Stem cells from days-old human embryos can morph into virtually every kind of tissue, including nerves to replace those destroyed by spinal injuries and cardiac muscle to fill in for cells lost in a heart attack. Scientists see stem cells as the key to a new era of regenerative medicine.
Until now, however, the only way to get these cells was to destroy embryos — which, though smaller than the period at the end of this sentence, are deemed by some people as "the youngest members of the human family." …
Fertility clinics have been removing cells from embryos created in vitro since 1990 to screen them for genetic diseases and chromosomal abnormalities. Doctors estimate at least 2,500 children alive today had a cell or two removed when they were early embryos.
The Bush administration … said it was too soon to say whether the new approach could solve the ethical dilemma at the heart of the research.

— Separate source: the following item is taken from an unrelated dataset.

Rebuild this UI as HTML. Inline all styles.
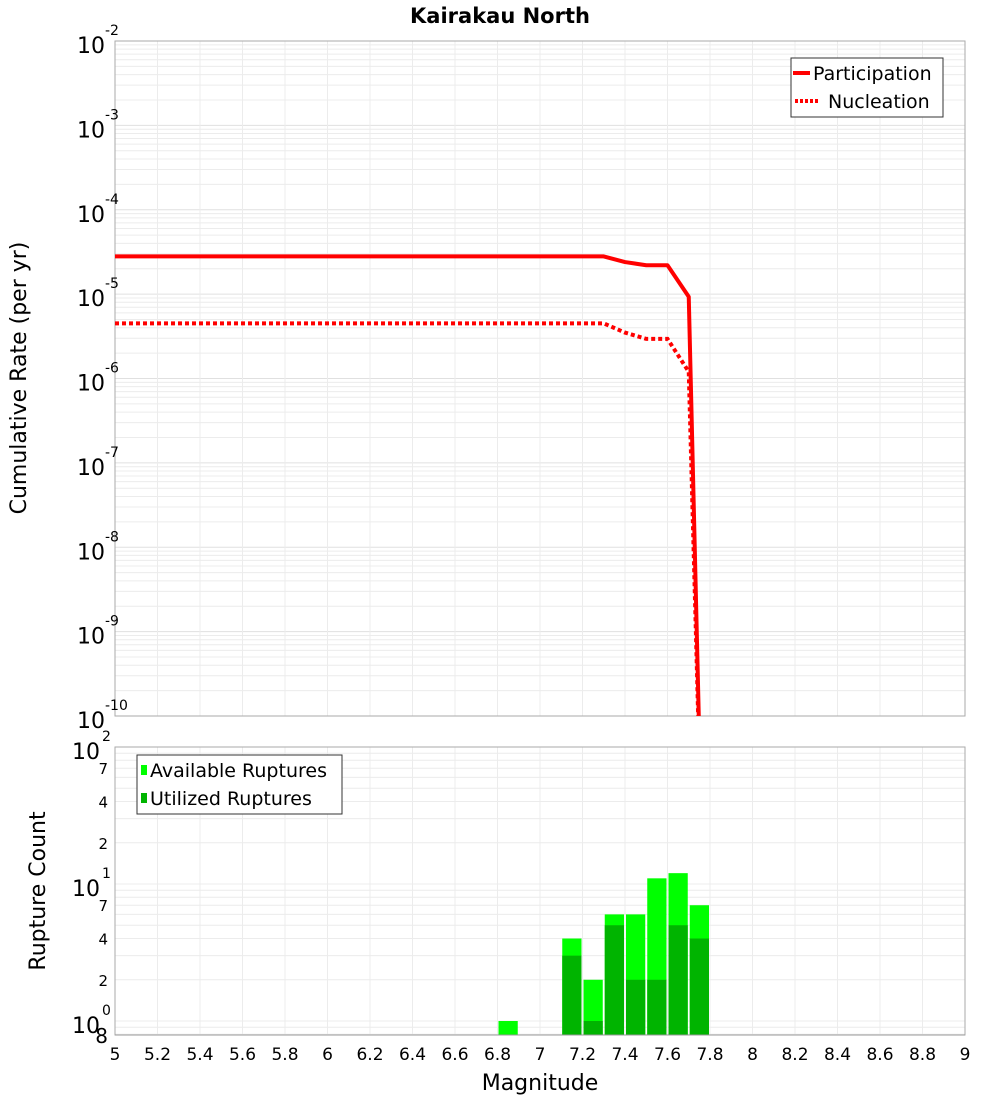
<!DOCTYPE html>
<html><head><meta charset="utf-8"><style>
body{margin:0;background:#fff;font-family:"DejaVu Sans","Liberation Sans",sans-serif}
svg text{font-family:"DejaVu Sans","Liberation Sans",sans-serif}
</style></head><body>
<svg id="c" width="1000" height="1100" xmlns="http://www.w3.org/2000/svg"></svg>
<script>
const mags = [5,5.1,5.2,5.3,5.4,5.5,5.6,5.7,5.8,5.9,6,6.1,6.2,6.3,6.4,6.5,6.6,6.7,6.8,6.9,7,7.1,7.2,7.3,7.4,7.5,7.6,7.7,7.75];
const partVals = [2.8e-5,2.8e-5,2.8e-5,2.8e-5,2.8e-5,2.8e-5,2.8e-5,2.8e-5,2.8e-5,2.8e-5,2.8e-5,2.8e-5,2.8e-5,2.8e-5,2.8e-5,2.8e-5,2.8e-5,2.8e-5,2.8e-5,2.8e-5,2.8e-5,2.8e-5,2.8e-5,2.8e-5,2.4e-5,2.2e-5,2.2e-5,9.3e-6,5e-11];
const nuclVals = [4.5e-6,4.5e-6,4.5e-6,4.5e-6,4.5e-6,4.5e-6,4.5e-6,4.5e-6,4.5e-6,4.5e-6,4.5e-6,4.5e-6,4.5e-6,4.5e-6,4.5e-6,4.5e-6,4.5e-6,4.5e-6,4.5e-6,4.5e-6,4.5e-6,4.5e-6,4.5e-6,4.5e-6,3.5e-6,2.95e-6,2.95e-6,1.2e-6,3e-11];
const binStarts = [6.8,7.1,7.2,7.3,7.4,7.5,7.6,7.7];
const availCounts = [1,4,2,6,6,11,12,7];
const utilCounts = [0,3,1,5,2,2,5,4];
const xTicks = ["5","5.2","5.4","5.6","5.8","6","6.2","6.4","6.6","6.8","7","7.2","7.4","7.6","7.8","8","8.2","8.4","8.6","8.8","9"];

const NS="http://www.w3.org/2000/svg", svg=document.getElementById('c');
function el(t,a,p){const e=document.createElementNS(NS,t);for(const k in a)e.setAttribute(k,a[k]);(p||svg).appendChild(e);return e;}
const X0=115,X1=965;
const xs=m=>X0+(m-5)/4*(X1-X0);
const T0=41,T1=716; const ys=v=>T0+(-2-Math.log10(v))*(T1-T0)/8;
const B0=747,B1=1035; const yb=v=>B0+(2-Math.log10(v))*137;

// grids
const g=el('g',{});  
for(let d=-10;d<-2;d++)for(let k=1;k<10;k++){const y=ys(k*Math.pow(10,d));el('line',{x1:X0,x2:X1,y1:y,y2:y,stroke:k==1?'#e0e0e0':'#ececec','stroke-width':1},g);}
for(let d=-1;d<2;d++)for(let k=1;k<10;k++){const y=yb(k*Math.pow(10,d));if(y>B0&&y<B1)el('line',{x1:X0,x2:X1,y1:y,y2:y,stroke:'#ececec','stroke-width':1},g);}
xTicks.forEach(t=>{const x=xs(+t);el('line',{x1:x,x2:x,y1:T0,y2:T1,stroke:'#ececec'},g);el('line',{x1:x,x2:x,y1:B0,y2:B1,stroke:'#ececec'},g);});

// frames
let f=el('rect',{x:X0,y:T0,width:X1-X0,height:T1-T0,fill:'none',stroke:'#aaa'});
 
f=el('rect',{x:X0,y:B0,width:X1-X0,height:B1-B0,fill:'none',stroke:'#aaa'});
 

// title
let t=el('text',{x:500,y:23,'text-anchor':'middle','font-size':21,'font-weight':'bold'});t.textContent='Kairakau North';
 

// top y labels
for(let d=-10;d<=-2;d++){const y=ys(Math.pow(10,d));
 const tx=el('text',{x:105,y:y+12,'text-anchor':'end','font-size':22});
  
 tx.textContent='10';
 const s=el('text',{x:105,y:y-6,'font-size':14});s.textContent=String(d);
  }
t=el('text',{x:0,y:0,'font-size':22,'text-anchor':'middle',transform:'translate(26,378) rotate(-90)'});t.textContent='Cumulative Rate (per yr)';
 

// curves (clipped)
el('clipPath',{id:'cp'}).appendChild(Object.assign(document.createElementNS(NS,'rect'),{}));
document.querySelector('#cp rect').setAttribute('x',X0);document.querySelector('#cp rect').setAttribute('y',T0);
document.querySelector('#cp rect').setAttribute('width',X1-X0);document.querySelector('#cp rect').setAttribute('height',T1-T0);
const pp=mags.map((m,i)=>xs(m)+','+ys(partVals[i])).join(' ');
let l=el('polyline',{points:pp,fill:'none',stroke:'#f00','stroke-width':4,'clip-path':'url(#cp)','stroke-linejoin':'round'});
 
const np=mags.map((m,i)=>xs(m)+','+ys(nuclVals[i])).join(' ');
l=el('polyline',{points:np,fill:'none',stroke:'#f00','stroke-width':4,'stroke-dasharray':'4,3','clip-path':'url(#cp)'});
 

// top legend
const lg=el('g',{});  
el('rect',{x:791,y:58,width:152,height:59,fill:'#fff',stroke:'#333'},lg);
el('line',{x1:793,x2:810,y1:73,y2:73,stroke:'#f00','stroke-width':4},lg);
el('line',{x1:795,x2:820,y1:101,y2:101,stroke:'#f00','stroke-width':4,'stroke-dasharray':'3,2'},lg);
t=el('text',{x:813,y:80,'font-size':19},lg);t.textContent='Participation';
t=el('text',{x:828,y:108,'font-size':19},lg);t.textContent='Nucleation';

// bars
binStarts.forEach((b,i)=>{const x=xs(b)+1,w=xs(b+0.1)-xs(b)-2;
 const a=el('rect',{x:x,y:yb(availCounts[i]),width:w,height:B1-yb(availCounts[i]),fill:'#00ff00'});
  
 if(utilCounts[i]>0){const u=el('rect',{x:x,y:yb(utilCounts[i]),width:w,height:B1-yb(utilCounts[i]),fill:'#00b400'});
  }});
el('line',{x1:X0,x2:X1,y1:B1,y2:B1,stroke:'#999'});

// bottom y labels
[[0,1021],[1,884],[2,747]].forEach(([d,y])=>{
 const tx=el('text',{x:100,y:y+12,'text-anchor':'end','font-size':22});tx.textContent='10';
  
 const s=el('text',{x:102,y:y-6,'font-size':14});s.textContent=String(d);
  });
[[7,1],[4,1],[2,1],[7,0],[4,0],[2,0]].forEach(([k,d])=>{const y=yb(k*Math.pow(10,d));
 const tx=el('text',{x:108,y:y+6,'text-anchor':'end','font-size':15});tx.textContent=k;
  });
t=el('text',{x:108,y:1043,'text-anchor':'end','font-size':20});t.textContent='8';
 
t=el('text',{x:0,y:0,'font-size':22,'text-anchor':'middle',transform:'translate(45,891) rotate(-90)'});t.textContent='Rupture Count';
 

// x ticks
xTicks.forEach(v=>{const tx=el('text',{x:xs(+v),y:1060,'text-anchor':'middle','font-size':17});tx.textContent=v;
  });
t=el('text',{x:540,y:1090,'text-anchor':'middle','font-size':22});t.textContent='Magnitude';
 

// bottom legend
const bl=el('g',{});  
el('rect',{x:137,y:755,width:205,height:59,fill:'#fff',stroke:'#333'},bl);
el('rect',{x:141,y:765,width:6,height:10,fill:'#00ff00'},bl);
el('rect',{x:141,y:793,width:6,height:10,fill:'#00b400'},bl);
t=el('text',{x:150,y:777,'font-size':19},bl);t.textContent='Available Ruptures';
t=el('text',{x:150,y:805,'font-size':19},bl);t.textContent='Utilized Ruptures';
</script>
</body></html>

President Bush offered little encouragement Wednesday and, if anything, raised the bar higher, suggesting he would not be comfortable unless embryos were not involved at all.
"Any use of human embryos for research purposes raises serious ethical concerns," a statement released by the White House said. "The president is hopeful that with time scientists can find ways of deriving cells like those now derived from human embryos but without the need for using embryos."
Unobjectionable: The discarding of uncounted thousands of embryos every year by fertility clinics. IVF clinics are popular, and therefore good. And therefore their discarding of thousands of embryos is unquestionably also good. Freeze, flush, repeat.
Unacceptable: The use of any of these destined-for-the-dustbin embryos for potentially life-saving research. Embryonic stem-cell research is something conducted by pointy-headed, intellectual blue staters and advocated by out-of-touch Hollywood types like Superman, Marty McFly and that actress who used to play the First Lady. It is therefore bad. And therefore the diverting of any of these clinically doomed embryos from their preordained disposal is a violation of the culture of life and constitutes the "murder" of "the youngest members of the human family."
Morally blessed: The removal of a single cell from an embryo for genetic testing ("pre-implantation genetic diagnosis") in a fertility clinic to separate the healthiest YMOTHF from those who may be prone to disease and which/who will therefore be discarded, as will that single cell used for PGD.
Depraved: Permitting the cell taken for PGD to divide and using the second cell for embryonic stem-cell research.
You can approve of both embryonic stem-cell research and IVF clinics, or you can disapprove of both. But you cannot, as President Bush does, condemn the former while embracing the latter. The logic of Bush's YMOTHF argument against stem-cell research demands an even stronger opposition to fertility clinics. The logic of Bush's sanguine acceptance of fertility clinics demands an even stronger affirmation of embryonic stem-cell research.
The president's circumstantially contradictory attitude toward the sanctity/disposability of the YMOTHF makes no sense. And it doesn't seem possible to even try to make sense of it without coming to some uncharitable conclusions about his intellect and/or his integrity, so I'll stop here.